▸ Work required
In the listing below, find every line containing "this" and copy it out.

▸ Record excerpts
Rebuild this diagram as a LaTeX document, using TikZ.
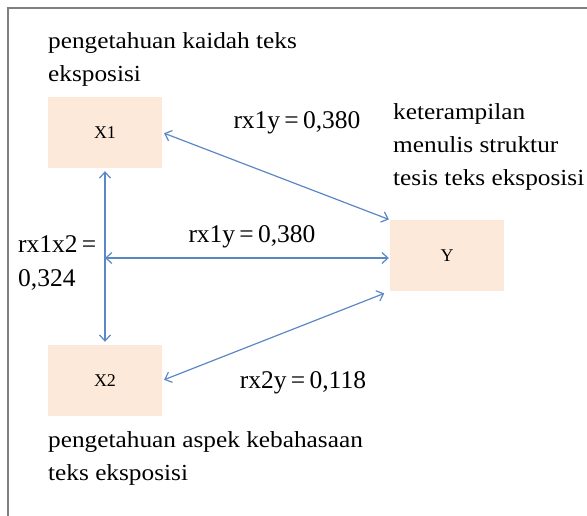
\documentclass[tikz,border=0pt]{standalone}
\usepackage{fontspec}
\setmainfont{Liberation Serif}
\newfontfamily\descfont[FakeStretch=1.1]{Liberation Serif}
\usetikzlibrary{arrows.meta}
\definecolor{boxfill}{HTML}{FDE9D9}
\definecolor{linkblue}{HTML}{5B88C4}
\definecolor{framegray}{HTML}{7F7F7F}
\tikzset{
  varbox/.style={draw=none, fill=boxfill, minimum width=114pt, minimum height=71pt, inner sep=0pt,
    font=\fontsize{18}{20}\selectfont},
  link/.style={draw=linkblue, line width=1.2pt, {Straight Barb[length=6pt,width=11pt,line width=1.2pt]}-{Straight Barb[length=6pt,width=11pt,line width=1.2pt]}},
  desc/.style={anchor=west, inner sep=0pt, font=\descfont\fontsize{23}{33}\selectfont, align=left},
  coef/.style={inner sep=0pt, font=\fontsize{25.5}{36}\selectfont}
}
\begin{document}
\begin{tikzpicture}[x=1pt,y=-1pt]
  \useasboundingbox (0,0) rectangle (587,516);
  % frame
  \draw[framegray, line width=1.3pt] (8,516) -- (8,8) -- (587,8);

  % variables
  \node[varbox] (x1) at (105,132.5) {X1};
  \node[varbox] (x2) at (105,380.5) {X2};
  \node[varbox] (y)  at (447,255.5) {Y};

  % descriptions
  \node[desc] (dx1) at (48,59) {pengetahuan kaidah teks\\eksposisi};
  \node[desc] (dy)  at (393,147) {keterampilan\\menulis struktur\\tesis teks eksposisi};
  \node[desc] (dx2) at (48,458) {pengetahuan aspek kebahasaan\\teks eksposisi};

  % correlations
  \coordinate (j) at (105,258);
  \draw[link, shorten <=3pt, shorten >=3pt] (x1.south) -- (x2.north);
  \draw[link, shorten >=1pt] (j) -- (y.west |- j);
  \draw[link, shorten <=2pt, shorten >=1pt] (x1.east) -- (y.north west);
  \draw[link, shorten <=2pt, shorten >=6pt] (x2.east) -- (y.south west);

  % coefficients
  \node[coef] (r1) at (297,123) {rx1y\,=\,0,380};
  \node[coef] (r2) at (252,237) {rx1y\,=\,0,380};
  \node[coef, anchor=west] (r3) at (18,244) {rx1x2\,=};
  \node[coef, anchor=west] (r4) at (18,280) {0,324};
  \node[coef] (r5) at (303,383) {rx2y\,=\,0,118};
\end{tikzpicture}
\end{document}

* * *

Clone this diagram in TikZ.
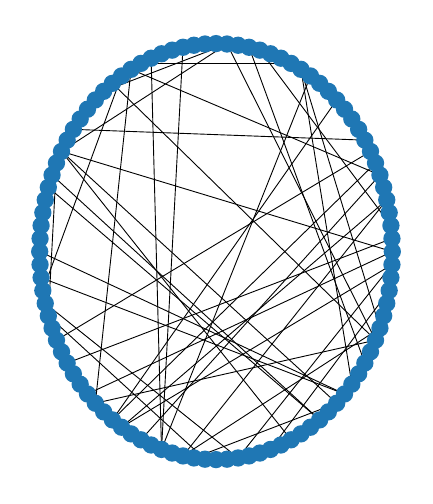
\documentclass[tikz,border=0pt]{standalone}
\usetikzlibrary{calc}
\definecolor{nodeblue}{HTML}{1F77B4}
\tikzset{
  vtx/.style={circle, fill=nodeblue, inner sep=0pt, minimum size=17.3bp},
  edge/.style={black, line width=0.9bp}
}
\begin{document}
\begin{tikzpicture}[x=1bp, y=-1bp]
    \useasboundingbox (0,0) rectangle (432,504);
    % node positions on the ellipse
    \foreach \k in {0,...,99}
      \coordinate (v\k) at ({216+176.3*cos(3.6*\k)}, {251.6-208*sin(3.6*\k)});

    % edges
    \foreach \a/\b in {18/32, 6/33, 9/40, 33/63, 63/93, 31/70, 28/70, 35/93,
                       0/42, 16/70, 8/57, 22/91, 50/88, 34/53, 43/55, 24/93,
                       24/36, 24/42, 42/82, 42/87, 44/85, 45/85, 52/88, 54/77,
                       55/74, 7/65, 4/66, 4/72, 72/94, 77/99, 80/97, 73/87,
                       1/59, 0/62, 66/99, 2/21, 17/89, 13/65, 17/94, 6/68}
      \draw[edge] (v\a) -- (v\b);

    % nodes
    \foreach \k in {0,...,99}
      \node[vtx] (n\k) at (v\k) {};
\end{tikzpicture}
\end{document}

▸ Task output
Rebuild this diagram as a LaTeX document, using TikZ.
Clone this diagram in TikZ.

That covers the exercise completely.